When one monk told him that he would leave the Sangha unless he was given answers to these questions, the Buddha gave a simile to show how foolish he was: if a man was shot by a poisoned arrow but refused to let a doctor cure him until he knew everything about who shot the arrow, and what the arrow was made of, such a man would soon die (M.I.426–31; BW.230–3; SB.168–72). The Buddha then said that he had clearly explained dukkha and the way beyond it, but that asking the undetermined questions was not connected with, nor conducive to, Nirvana. This accords with his saying that he taught only what was both true and spiritually useful (M.I.395).

Besides these practical considerations, the Buddha also clearly saw the undetermined questions as having a misconception built into them. Like the innocent man who was asked ‘have you stopped beating your wife?’, he could not rightly reply either ‘yes’ or ‘no’ to them. The Buddha explained that the questions were always asked by people who saw a permanent Self as somehow related to the five khandhas, but that he did not answer the questions because he had no such view (S.IV.395). That is, his questioners were asking about the fate of an awakened substantial Self after death, and as no such thing could be found during life, it was meaningless to discuss its state after death.

Setting aside this misconception, how might one understand the state of the awakened person beyond death? Is he to be seen as annihilated with the ending of the five khandhas? Such a view, equivalent to the second undetermined question, is seen as particularly pernicious, however: for it is emphasized that all that ends at death is dukkha (S.III.109–12).

Some light is shed on the situation by a passage in which the Buddha discusses the undetermined questions on a Tathagata, equating these with questions on whether an awakened monk ‘arises’ (i.e. is reborn), or not, etc. after death (M.I.486–7). Here he says that, while one would know whether a burning fire had gone out, one could not meaningfully ask what direction the quenched fire had gone in: east, west, south or north. He then stresses that a Tathagata (even in life) is ‘deep, immeasurable, hard-to-fathom as is the great ocean’ (BW.367-9). While to a Western-educated person, an extinct fire goes nowhere because it does not exist, the Buddha’s audience in ancient India would generally have thought of an extinguished fire as going back into a non-manifested state as latent heat (e.g. A.III.340–1).
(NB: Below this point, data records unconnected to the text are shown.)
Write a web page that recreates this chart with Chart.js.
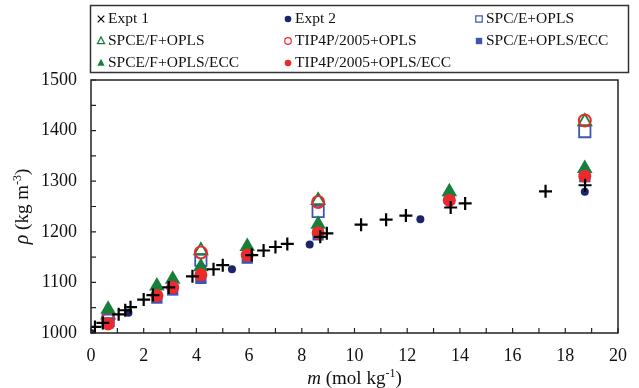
<!DOCTYPE html>
<html>
<head>
<meta charset="utf-8">
<script src="https://cdn.jsdelivr.net/npm/chart.js@4/dist/chart.umd.min.js"></script>
<style>
html,body{margin:0;padding:0;background:#fff;}
#wrap{width:639px;height:388px;}
</style>
</head>
<body>
<div id="wrap"><canvas id="c" width="639" height="388"></canvas></div>
<script>
// ---- data ----
const expt1M   = [0.15,0.45,1.05,1.3,1.5,2.0,2.35,2.95,3.85,4.65,5.0,6.1,6.55,7.0,7.45,8.7,8.95,10.25,11.2,11.95,13.65,14.2,17.25,18.75];
const expt1Rho = [1012,1020,1037,1045,1051,1066,1075,1090,1112,1126,1134,1154,1163,1170,1176,1190,1197,1214,1224,1232,1248,1256,1280,1292];
const expt2M   = [0,1.42,5.35,8.3,12.5,18.74];
const expt2Rho = [1000,1040,1126,1175,1225,1279];
const simM     = [0.65,2.5,3.1,4.17,5.93,8.62,13.6,18.74];
const openM    = [0.65,4.17,8.62,18.74];
const spceOpls      = [1025,1144,1240,1398];
const spcefOpls     = [1036,1163,1262,1418];
const tip4pOpls     = [1028,1159,1259,1420];
const spceOplsEcc   = [1020,1069,1085,1108,1148,1194,1266,1309];
const spcefOplsEcc  = [1047,1093,1106,1131,1171,1215,1279,1325];
const tip4pOplsEcc  = [1018,1074,1090,1115,1154,1198,1262,1310];
const xTicks = [0,2,4,6,8,10,12,14,16,18,20];
const yTicks = [1000,1100,1200,1300,1400,1500];
const seriesNames = ['Expt 1','Expt 2','SPC/E+OPLS','SPCE/F+OPLS','TIP4P/2005+OPLS','SPC/E+OPLS/ECC','SPCE/F+OPLS/ECC','TIP4P/2005+OPLS/ECC'];

const pts = (xs, ys) => xs.map((x, i) => ({x: x, y: ys[i]}));

const BLUE = '#3f55b4', GREEN = '#16803a', RED = '#ec2a2d', NAVY = '#1b2468';
const SERIF = '"Liberation Serif","Times New Roman",serif';

const datasets = [
  {label: seriesNames[0], data: pts(expt1M, expt1Rho), pointStyle: 'cross', pointRadius: 6.5, borderColor: '#000', backgroundColor: '#000', pointBorderWidth: 2.2, order: 0, legendStyle: 'crossRot'},
  {label: seriesNames[1], data: pts(expt2M, expt2Rho), pointStyle: 'circle', pointRadius: 4, borderColor: NAVY, backgroundColor: NAVY, pointBorderWidth: 0, order: 1},
  {label: seriesNames[2], data: pts(openM, spceOpls), pointStyle: 'rect', pointRadius: 8, borderColor: BLUE, backgroundColor: 'rgba(0,0,0,0)', pointBorderWidth: 1.8, order: 7},
  {label: seriesNames[3], data: pts(openM, spcefOpls), pointStyle: 'triangle', pointRadius: 7.5, borderColor: GREEN, backgroundColor: 'rgba(0,0,0,0)', pointBorderWidth: 1.8, order: 6},
  {label: seriesNames[4], data: pts(openM, tip4pOpls), pointStyle: 'circle', pointRadius: 6, borderColor: RED, backgroundColor: 'rgba(0,0,0,0)', pointBorderWidth: 2, order: 5},
  {label: seriesNames[5], data: pts(simM, spceOplsEcc), pointStyle: 'rect', pointRadius: 8, borderColor: BLUE, backgroundColor: BLUE, pointBorderWidth: 0, order: 4},
  {label: seriesNames[6], data: pts(simM, spcefOplsEcc), pointStyle: 'triangle', pointRadius: 9, borderColor: GREEN, backgroundColor: GREEN, pointBorderWidth: 0, order: 3},
  {label: seriesNames[7], data: pts(simM, tip4pOplsEcc), pointStyle: 'circle', pointRadius: 6.5, borderColor: RED, backgroundColor: RED, pointBorderWidth: 0, order: 2}
];
datasets.forEach(d => { d.showLine = false; d.pointHoverRadius = d.pointRadius; });

function drawMarker(ctx, style, x, y, r, fill, stroke, lw) {
  ctx.save();
  ctx.beginPath();
  ctx.lineWidth = lw;
  ctx.strokeStyle = stroke;
  ctx.fillStyle = fill;
  if (style === 'crossRot') {
    ctx.moveTo(x - r, y - r); ctx.lineTo(x + r, y + r);
    ctx.moveTo(x + r, y - r); ctx.lineTo(x - r, y + r);
    ctx.stroke();
  } else if (style === 'circle') {
    ctx.arc(x, y, r, 0, Math.PI * 2);
    if (fill !== 'rgba(0,0,0,0)') ctx.fill();
    if (lw > 0) ctx.stroke();
  } else if (style === 'rect') {
    ctx.rect(x - r, y - r, 2 * r, 2 * r);
    if (fill !== 'rgba(0,0,0,0)') ctx.fill();
    if (lw > 0) ctx.stroke();
  } else if (style === 'triangle') {
    ctx.moveTo(x, y - r * 1.15);
    ctx.lineTo(x + r, y + r * 0.75);
    ctx.lineTo(x - r, y + r * 0.75);
    ctx.closePath();
    if (fill !== 'rgba(0,0,0,0)') ctx.fill();
    if (lw > 0) ctx.stroke();
  }
  ctx.restore();
}

function drawRich(ctx, parts, cx, cy) {
  let w = 0;
  parts.forEach(p => { ctx.font = p[1]; w += ctx.measureText(p[0]).width; });
  let x = cx - w / 2;
  ctx.textBaseline = 'alphabetic';
  ctx.textAlign = 'left';
  parts.forEach(p => { ctx.font = p[1]; ctx.fillText(p[0], x, cy + p[2]); x += ctx.measureText(p[0]).width; });
}

const decor = {
  id: 'decor',
  afterDatasetsDraw(chart) {
    const ctx = chart.ctx, a = chart.chartArea;
    const xs = chart.scales.x, ys = chart.scales.y;
    ctx.save();
    ctx.strokeStyle = '#222';
    ctx.lineWidth = 1.5;
    ctx.strokeRect(a.left, a.top, a.right - a.left, a.bottom - a.top);
    ctx.lineWidth = 1.2;
    ctx.beginPath();
    for (let v = 0; v <= 20; v += 1) {
      const px = xs.getPixelForValue(v);
      ctx.moveTo(px, a.bottom); ctx.lineTo(px, a.bottom - 5);
    }
    for (let v = 1000; v <= 1500; v += 50) {
      const py = ys.getPixelForValue(v);
      ctx.moveTo(a.left, py); ctx.lineTo(a.left + 5, py);
    }
    ctx.stroke();
    ctx.restore();
  },
  afterDraw(chart) {
    const ctx = chart.ctx, a = chart.chartArea;
    ctx.save();
    ctx.fillStyle = '#111';
    drawRich(ctx, [
      ['m', 'italic 19px ' + SERIF, 0],
      [' (mol kg', '19px ' + SERIF, 0],
      ['-1', '12px ' + SERIF, -7],
      [')', '19px ' + SERIF, 0]
    ], (a.left + a.right) / 2, 384);
    ctx.translate(28, (a.top + a.bottom) / 2);
    ctx.rotate(-Math.PI / 2);
    drawRich(ctx, [
      ['\u03c1', 'italic 20px ' + SERIF, 0],
      [' (kg m', '19px ' + SERIF, 0],
      ['-3', '12px ' + SERIF, -7],
      [')', '19px ' + SERIF, 0]
    ], 0, 0);
    ctx.restore();

    ctx.save();
    ctx.strokeStyle = '#333';
    ctx.lineWidth = 1.5;
    ctx.strokeRect(90.5, 5.5, 538, 67);
    const colX = [101, 288, 479];
    const rowY = [18, 40, 62];
    ctx.font = '15.5px ' + SERIF;
    ctx.textBaseline = 'middle';
    ctx.textAlign = 'left';
    chart.data.datasets.forEach((d, i) => {
      const cx = colX[i % 3], cy = rowY[Math.floor(i / 3)];
      const st = d.legendStyle || d.pointStyle;
      let r = 3.3;
      if (st === 'triangle') r = 3.6;
      if (st === 'rect') r = 3.2;
      const lw = d.pointBorderWidth > 0 ? 1.2 : 0;
      drawMarker(ctx, st, cx, cy + 1, r, d.backgroundColor, d.borderColor, st === 'crossRot' ? 1.2 : lw);
      ctx.fillStyle = '#111';
      ctx.fillText(d.label, cx + 7, cy + 1);
    });
    ctx.restore();
  }
};

new Chart(document.getElementById('c'), {
  type: 'scatter',
  data: {datasets: datasets},
  plugins: [decor],
  options: {
    responsive: false,
    devicePixelRatio: 1,
    animation: false,
    layout: {padding: {top: 80, right: 9, left: 0, bottom: 0}},
    plugins: {legend: {display: false}, tooltip: {enabled: false}},
    scales: {
      x: {
        type: 'linear', min: 0, max: 20,
        afterBuildTicks: s => { s.ticks = xTicks.map(v => ({value: v})); },
        afterFit: s => { s.height = 55; },
        grid: {display: false, drawTicks: false},
        border: {display: false},
        ticks: {padding: 12, color: '#111', font: {family: SERIF, size: 18}, callback: v => String(v)}
      },
      y: {
        type: 'linear', min: 1000, max: 1500,
        afterBuildTicks: s => { s.ticks = yTicks.map(v => ({value: v})); },
        afterFit: s => { s.width = 91; },
        grid: {display: false, drawTicks: false},
        border: {display: false},
        ticks: {padding: 14, color: '#111', font: {family: SERIF, size: 18}, callback: v => String(v)}
      }
    }
  }
});
</script>
</body>
</html>
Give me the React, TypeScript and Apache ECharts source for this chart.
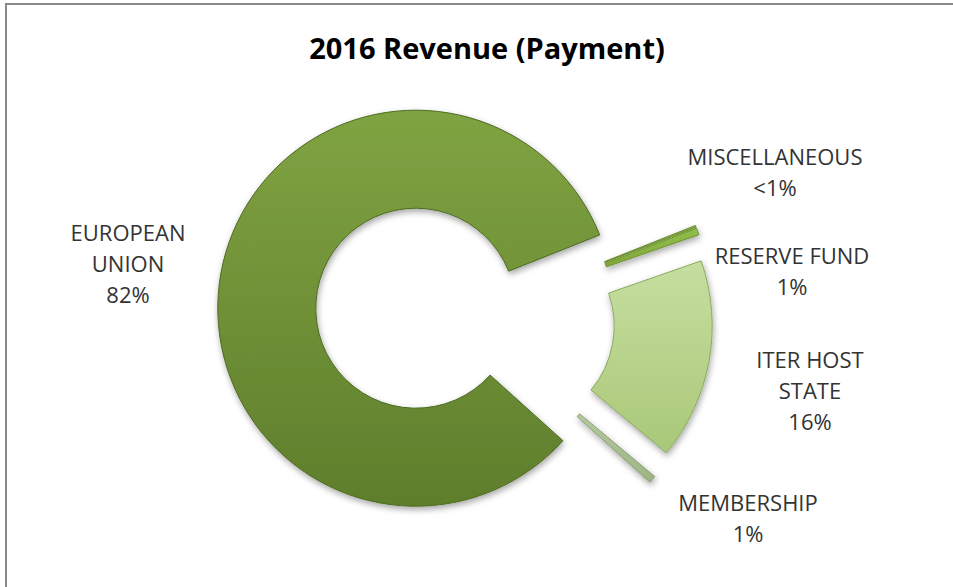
import React, { useEffect, useRef } from "react";
import * as echarts from "echarts";

// ---- data ----
const chartTitle = "2016 Revenue (Payment)";
const categories = ["EUROPEAN\nUNION", "MISCELLANEOUS", "RESERVE FUND", "ITER HOST\nSTATE", "MEMBERSHIP"];
const values = [82.3, 0.15, 0.55, 16.4, 0.6];

// ---- styles / layout (not data) ----
const sliceColors = [
  ["#80A342", "#5F7E2C", "#4E6A22"],
  ["#8DB843", "#7AA236", "#6A8E2C"],
  ["#94BE4A", "#7FA83A", "#6E9430"],
  ["#C6DEA0", "#A9C878", "#8CAA5E"],
  ["#B4C9A0", "#9DB484", "#8AA172"],
];
const labelAnchors: [number, number][] = [
  [128, 263],
  [775, 171],
  [792, 270],
  [810, 390],
  [748, 517],
];

const total = values.reduce((a, b) => a + b, 0);
const pctText = (v: number) => {
  const p = (v / total) * 100;
  return p < 0.5 ? "<1%" : Math.round(p) + "%";
};

export default function App() {
  const ref = useRef<HTMLDivElement>(null);
  useEffect(() => {
    if (!ref.current) return;
    const chart = echarts.init(ref.current, undefined, { renderer: "svg" });
    const data = categories.map((name, i) => {
      const [c1, c2, b] = sliceColors[i];
      const style = {
        color: new echarts.graphic.LinearGradient(0, 0, 0, 1, [
          { offset: 0, color: c1 },
          { offset: 1, color: c2 },
        ]),
        borderColor: b,
        borderWidth: 1,
        shadowBlur: 6,
        shadowColor: "rgba(0,0,0,0.35)",
        shadowOffsetX: 1,
        shadowOffsetY: 3,
      };
      return {
        name,
        value: values[i],
        selected: true,
        itemStyle: style,
        select: { itemStyle: style, label: { show: false } },
      };
    });
    const labelTexts = categories.map((name, i) => ({
      type: "text",
      x: labelAnchors[i][0],
      y: labelAnchors[i][1],
      silent: true,
      style: {
        text: name + "\n" + pctText(values[i]),
        align: "center",
        verticalAlign: "middle",
        fontFamily: "Open Sans",
        fontSize: 22,
        lineHeight: 31,
        fill: "#333333",
      },
    }));
    chart.setOption({
      animation: false,
      backgroundColor: "#ffffff",
      title: {
        text: chartTitle,
        left: 482,
        top: 28,
        textAlign: "center",
        textStyle: {
          fontFamily: "Open Sans",
          fontWeight: "bold",
          fontSize: 29,
          color: "#000000",
        },
      },
      graphic: [
        {
          type: "rect",
          shape: { x: 6, y: 4, width: 1000, height: 700 },
          style: { fill: "none", stroke: "#8A8A8A", lineWidth: 2 },
          silent: true,
        },
        ...labelTexts,
      ],
      series: [
        {
          type: "pie",
          center: [465, 317],
          radius: [100, 198],
          startAngle: -42,
          clockwise: true,
          selectedMode: "multiple",
          selectedOffset: 50,
          avoidLabelOverlap: false,
          emphasis: { disabled: true },
          data,
          label: { show: false },
          labelLine: { show: false },
        },
      ],
    });
    return () => chart.dispose();
  }, []);
  return (
    <div
      ref={ref}
      style={{ position: "absolute", left: 0, top: 0, width: 953, height: 587 }}
    />
  );
}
The simile of the extinct fire thus suggests that the state of an awakened person after death is one which is beyond normal comprehension, not that it is a state of nothingness: ‘There exists no measuring of one who has gone out [like a flame]. That by which he could be referred to no longer exists for him. When all phenomena are removed, then all ways of describing have also been removed’ (Sn.1076). Similarly, it is said that the questions on the Tathagata are set aside because, beyond his death, there are absolutely no grounds for saying that he is with or without a body, with or without perception, or neither with nor without perception (S.IV.402).